:: Data section

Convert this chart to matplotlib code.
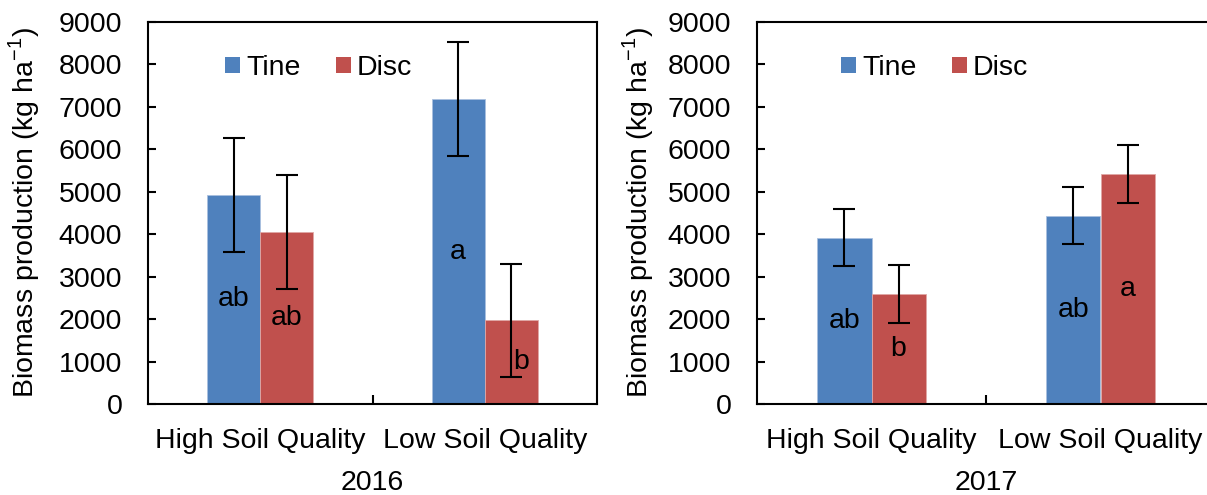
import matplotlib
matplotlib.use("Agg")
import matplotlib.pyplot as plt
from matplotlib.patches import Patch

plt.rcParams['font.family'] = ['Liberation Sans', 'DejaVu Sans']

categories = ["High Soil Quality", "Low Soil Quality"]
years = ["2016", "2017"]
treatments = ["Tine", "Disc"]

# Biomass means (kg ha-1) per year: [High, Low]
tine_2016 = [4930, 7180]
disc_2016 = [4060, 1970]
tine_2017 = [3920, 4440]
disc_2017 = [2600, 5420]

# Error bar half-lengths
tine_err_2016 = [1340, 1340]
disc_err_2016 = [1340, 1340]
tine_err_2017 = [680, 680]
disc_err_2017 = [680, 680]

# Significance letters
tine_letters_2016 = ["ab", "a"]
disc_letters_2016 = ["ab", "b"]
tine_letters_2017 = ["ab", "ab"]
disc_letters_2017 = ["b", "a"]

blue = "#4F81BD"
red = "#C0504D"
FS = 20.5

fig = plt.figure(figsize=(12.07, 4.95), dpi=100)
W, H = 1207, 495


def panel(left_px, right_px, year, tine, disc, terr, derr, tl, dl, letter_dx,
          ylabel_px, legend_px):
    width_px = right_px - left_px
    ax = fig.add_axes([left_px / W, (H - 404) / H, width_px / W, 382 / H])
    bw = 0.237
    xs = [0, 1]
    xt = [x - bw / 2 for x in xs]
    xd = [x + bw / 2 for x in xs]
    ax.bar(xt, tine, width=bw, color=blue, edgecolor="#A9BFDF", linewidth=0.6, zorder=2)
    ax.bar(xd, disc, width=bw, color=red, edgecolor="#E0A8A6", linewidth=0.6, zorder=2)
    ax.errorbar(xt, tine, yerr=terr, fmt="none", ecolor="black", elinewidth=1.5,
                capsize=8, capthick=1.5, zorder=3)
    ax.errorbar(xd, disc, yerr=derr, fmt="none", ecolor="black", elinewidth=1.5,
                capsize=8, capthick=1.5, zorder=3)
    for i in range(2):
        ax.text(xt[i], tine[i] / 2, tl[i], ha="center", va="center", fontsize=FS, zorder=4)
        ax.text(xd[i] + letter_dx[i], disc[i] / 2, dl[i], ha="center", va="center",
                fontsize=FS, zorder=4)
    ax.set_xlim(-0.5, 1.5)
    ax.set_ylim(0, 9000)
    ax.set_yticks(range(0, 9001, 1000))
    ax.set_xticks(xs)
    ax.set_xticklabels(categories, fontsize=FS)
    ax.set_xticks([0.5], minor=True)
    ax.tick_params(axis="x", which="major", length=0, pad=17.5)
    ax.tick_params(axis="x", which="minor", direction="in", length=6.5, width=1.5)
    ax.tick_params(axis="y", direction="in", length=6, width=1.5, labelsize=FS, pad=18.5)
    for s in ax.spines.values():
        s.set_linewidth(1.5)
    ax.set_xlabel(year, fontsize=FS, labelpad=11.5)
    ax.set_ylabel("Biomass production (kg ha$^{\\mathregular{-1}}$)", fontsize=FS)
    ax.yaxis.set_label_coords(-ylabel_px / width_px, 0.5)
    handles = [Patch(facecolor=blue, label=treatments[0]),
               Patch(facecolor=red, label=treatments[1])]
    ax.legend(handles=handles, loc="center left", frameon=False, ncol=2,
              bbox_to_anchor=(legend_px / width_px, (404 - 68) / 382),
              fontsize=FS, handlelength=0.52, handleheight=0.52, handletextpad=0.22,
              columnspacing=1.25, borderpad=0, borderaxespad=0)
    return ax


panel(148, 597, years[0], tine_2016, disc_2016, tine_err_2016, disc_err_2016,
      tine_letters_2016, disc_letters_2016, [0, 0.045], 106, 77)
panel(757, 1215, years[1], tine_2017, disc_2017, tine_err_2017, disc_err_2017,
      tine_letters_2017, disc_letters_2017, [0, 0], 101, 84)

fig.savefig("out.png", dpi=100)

::::

_Set problem_. From the first line above through the line containing "W, H = 1207, 495", copy everything exactly, without the pictures.

_Exercise response_.
Convert this chart to matplotlib code.
import matplotlib
matplotlib.use("Agg")
import matplotlib.pyplot as plt
from matplotlib.patches import Patch

plt.rcParams['font.family'] = ['Liberation Sans', 'DejaVu Sans']

categories = ["High Soil Quality", "Low Soil Quality"]
years = ["2016", "2017"]
treatments = ["Tine", "Disc"]

# Biomass means (kg ha-1) per year: [High, Low]
tine_2016 = [4930, 7180]
disc_2016 = [4060, 1970]
tine_2017 = [3920, 4440]
disc_2017 = [2600, 5420]

# Error bar half-lengths
tine_err_2016 = [1340, 1340]
disc_err_2016 = [1340, 1340]
tine_err_2017 = [680, 680]
disc_err_2017 = [680, 680]

# Significance letters
tine_letters_2016 = ["ab", "a"]
disc_letters_2016 = ["ab", "b"]
tine_letters_2017 = ["ab", "ab"]
disc_letters_2017 = ["b", "a"]

blue = "#4F81BD"
red = "#C0504D"
FS = 20.5

fig = plt.figure(figsize=(12.07, 4.95), dpi=100)
W, H = 1207, 495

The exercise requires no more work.